— start —
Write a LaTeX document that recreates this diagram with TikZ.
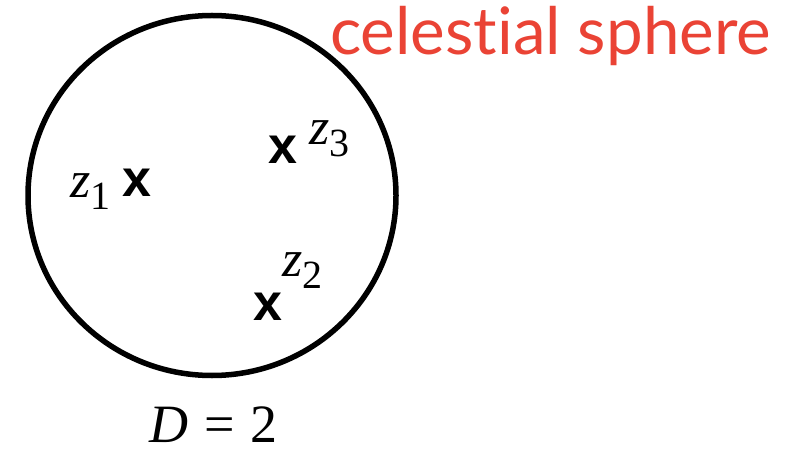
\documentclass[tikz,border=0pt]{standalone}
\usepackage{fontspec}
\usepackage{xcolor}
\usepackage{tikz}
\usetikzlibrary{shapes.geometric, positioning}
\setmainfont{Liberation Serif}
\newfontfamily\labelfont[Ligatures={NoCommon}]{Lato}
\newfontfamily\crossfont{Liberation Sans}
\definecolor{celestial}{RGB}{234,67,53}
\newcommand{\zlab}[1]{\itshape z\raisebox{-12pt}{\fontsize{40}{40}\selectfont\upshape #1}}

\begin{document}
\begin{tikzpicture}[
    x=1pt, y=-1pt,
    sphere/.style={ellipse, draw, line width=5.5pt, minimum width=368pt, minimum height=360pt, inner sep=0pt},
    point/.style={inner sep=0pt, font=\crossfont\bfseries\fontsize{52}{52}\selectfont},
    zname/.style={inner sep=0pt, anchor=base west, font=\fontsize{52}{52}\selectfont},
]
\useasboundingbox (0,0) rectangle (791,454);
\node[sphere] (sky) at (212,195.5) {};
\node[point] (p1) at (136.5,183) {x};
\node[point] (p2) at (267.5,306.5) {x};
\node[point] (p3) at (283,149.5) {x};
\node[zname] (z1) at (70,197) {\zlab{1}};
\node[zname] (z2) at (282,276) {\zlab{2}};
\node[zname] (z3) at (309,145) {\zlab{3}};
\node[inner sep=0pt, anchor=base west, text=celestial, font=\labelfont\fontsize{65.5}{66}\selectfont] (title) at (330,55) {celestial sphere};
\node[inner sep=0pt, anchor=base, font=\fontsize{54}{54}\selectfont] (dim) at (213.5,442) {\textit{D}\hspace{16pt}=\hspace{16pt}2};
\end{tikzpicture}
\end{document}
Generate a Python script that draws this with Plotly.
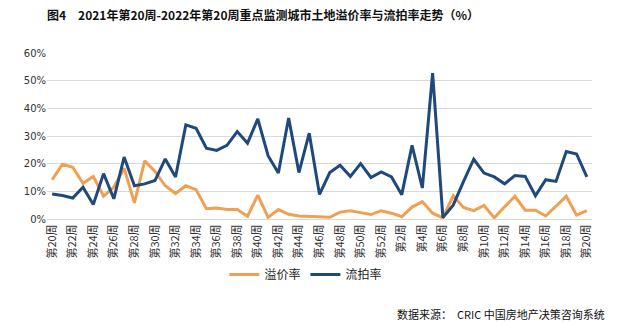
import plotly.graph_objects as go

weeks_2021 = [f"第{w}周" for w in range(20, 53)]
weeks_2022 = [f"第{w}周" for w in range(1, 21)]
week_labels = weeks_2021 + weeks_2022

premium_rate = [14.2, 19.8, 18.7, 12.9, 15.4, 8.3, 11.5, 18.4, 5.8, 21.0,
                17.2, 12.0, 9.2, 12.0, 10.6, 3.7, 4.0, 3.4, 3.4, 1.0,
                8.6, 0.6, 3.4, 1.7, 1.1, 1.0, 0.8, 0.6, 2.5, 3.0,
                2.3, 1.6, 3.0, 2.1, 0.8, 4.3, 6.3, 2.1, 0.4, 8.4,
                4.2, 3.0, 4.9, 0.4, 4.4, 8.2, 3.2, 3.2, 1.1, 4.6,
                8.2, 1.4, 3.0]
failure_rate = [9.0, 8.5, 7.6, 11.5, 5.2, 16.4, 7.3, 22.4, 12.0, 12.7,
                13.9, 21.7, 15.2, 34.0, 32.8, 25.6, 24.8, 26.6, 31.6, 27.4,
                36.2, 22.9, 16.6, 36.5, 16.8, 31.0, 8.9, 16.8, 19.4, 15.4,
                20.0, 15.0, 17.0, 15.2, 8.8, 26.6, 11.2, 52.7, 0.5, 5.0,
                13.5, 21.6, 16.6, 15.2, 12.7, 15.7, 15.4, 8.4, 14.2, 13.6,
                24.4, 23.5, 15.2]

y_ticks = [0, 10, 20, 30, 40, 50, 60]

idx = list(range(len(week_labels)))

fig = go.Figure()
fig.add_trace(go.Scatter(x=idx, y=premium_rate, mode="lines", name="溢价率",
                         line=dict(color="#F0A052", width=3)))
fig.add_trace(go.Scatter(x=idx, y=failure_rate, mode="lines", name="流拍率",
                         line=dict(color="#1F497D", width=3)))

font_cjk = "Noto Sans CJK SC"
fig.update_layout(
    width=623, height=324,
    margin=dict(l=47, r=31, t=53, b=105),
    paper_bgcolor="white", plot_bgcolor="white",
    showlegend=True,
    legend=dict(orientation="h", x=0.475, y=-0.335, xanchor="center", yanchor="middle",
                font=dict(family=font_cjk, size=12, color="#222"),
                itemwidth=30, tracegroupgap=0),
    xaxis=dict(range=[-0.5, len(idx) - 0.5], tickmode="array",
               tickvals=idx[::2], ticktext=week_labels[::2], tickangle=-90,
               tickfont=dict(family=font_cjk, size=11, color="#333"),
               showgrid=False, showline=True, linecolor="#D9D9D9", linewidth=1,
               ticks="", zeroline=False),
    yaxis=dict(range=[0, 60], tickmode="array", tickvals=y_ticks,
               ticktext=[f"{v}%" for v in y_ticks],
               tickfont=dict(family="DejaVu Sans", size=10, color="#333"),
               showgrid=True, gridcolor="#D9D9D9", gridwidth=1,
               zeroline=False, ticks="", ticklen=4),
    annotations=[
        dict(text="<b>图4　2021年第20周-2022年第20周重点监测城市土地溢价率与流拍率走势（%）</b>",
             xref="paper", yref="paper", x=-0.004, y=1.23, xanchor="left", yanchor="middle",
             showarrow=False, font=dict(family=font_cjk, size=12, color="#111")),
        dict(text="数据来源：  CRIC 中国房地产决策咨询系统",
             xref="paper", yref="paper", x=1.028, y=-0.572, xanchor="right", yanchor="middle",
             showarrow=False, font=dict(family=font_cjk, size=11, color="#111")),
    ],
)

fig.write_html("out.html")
— end —
*WHAT YOU NEED TO DO*.
Leave the pictures aside and restate exactly the lines from the one containing "Generate a Python" to the one containing "week_labels = weeks_2021 + weeks_2022", those two lines included.

*REPLY*.
Generate a Python script that draws this with Plotly.
import plotly.graph_objects as go

weeks_2021 = [f"第{w}周" for w in range(20, 53)]
weeks_2022 = [f"第{w}周" for w in range(1, 21)]
week_labels = weeks_2021 + weeks_2022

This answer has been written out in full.